### Data provided
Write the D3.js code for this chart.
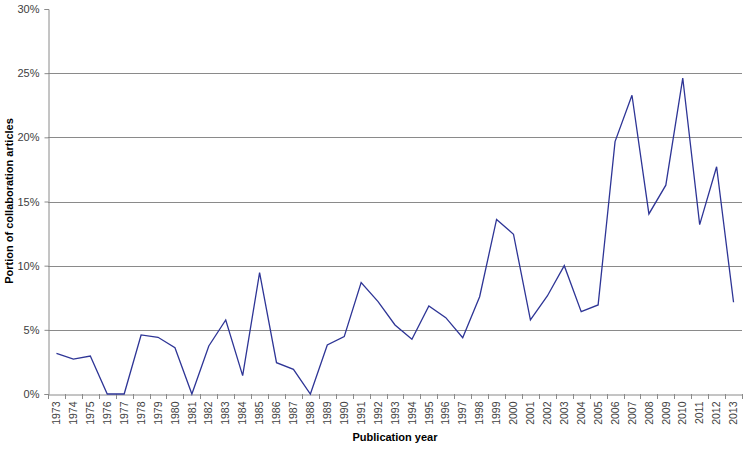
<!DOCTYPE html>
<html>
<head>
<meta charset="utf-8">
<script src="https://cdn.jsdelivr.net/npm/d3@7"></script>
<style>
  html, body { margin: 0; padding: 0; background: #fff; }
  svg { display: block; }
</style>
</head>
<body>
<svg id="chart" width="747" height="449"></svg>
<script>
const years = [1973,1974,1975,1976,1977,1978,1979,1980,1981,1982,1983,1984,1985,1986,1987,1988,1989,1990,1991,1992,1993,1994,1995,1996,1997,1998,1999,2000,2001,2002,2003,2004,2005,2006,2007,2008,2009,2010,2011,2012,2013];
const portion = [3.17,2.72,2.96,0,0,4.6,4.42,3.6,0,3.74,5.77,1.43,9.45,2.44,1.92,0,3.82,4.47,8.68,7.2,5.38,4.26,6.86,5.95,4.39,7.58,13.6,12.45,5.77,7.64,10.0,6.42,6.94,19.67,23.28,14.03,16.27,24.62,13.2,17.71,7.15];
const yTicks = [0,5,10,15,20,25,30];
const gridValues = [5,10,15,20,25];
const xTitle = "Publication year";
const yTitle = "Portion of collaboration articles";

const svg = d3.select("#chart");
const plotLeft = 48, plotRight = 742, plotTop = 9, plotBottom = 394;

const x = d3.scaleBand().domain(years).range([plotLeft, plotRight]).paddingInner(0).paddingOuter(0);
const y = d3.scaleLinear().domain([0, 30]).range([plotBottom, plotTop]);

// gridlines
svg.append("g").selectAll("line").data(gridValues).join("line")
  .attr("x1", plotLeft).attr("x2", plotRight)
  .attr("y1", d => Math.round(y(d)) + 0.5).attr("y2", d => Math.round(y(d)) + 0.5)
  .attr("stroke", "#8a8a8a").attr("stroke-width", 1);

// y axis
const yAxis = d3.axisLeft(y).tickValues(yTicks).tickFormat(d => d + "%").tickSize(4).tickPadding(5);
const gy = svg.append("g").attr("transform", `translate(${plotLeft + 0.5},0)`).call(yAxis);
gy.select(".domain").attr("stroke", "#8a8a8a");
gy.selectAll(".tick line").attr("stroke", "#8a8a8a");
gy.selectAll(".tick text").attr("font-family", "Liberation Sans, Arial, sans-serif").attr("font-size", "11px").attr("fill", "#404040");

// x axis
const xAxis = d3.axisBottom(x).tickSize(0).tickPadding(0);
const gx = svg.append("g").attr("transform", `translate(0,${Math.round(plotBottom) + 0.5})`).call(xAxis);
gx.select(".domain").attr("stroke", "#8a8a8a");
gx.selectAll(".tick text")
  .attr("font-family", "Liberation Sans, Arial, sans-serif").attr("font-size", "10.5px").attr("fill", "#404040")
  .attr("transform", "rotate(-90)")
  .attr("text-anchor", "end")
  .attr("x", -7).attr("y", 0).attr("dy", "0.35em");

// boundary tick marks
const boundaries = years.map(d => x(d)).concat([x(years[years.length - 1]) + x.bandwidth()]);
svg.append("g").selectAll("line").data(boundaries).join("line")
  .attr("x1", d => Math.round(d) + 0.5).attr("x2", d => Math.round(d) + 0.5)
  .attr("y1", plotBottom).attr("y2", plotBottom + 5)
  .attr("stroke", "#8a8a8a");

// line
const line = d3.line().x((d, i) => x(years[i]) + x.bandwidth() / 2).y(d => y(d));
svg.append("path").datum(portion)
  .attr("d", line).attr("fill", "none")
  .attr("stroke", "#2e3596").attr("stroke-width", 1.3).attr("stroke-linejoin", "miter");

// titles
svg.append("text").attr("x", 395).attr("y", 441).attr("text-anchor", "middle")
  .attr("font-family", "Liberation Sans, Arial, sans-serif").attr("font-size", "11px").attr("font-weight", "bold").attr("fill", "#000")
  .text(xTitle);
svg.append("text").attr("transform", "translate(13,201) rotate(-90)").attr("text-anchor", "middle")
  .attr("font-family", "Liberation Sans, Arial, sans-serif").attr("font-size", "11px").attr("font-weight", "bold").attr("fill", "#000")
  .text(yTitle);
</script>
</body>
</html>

### Required work
Find the word "chart" in the data and copy out each line where it turns up.

### The solution
Write the D3.js code for this chart.
<svg id="chart" width="747" height="449"></svg>
const svg = d3.select("#chart");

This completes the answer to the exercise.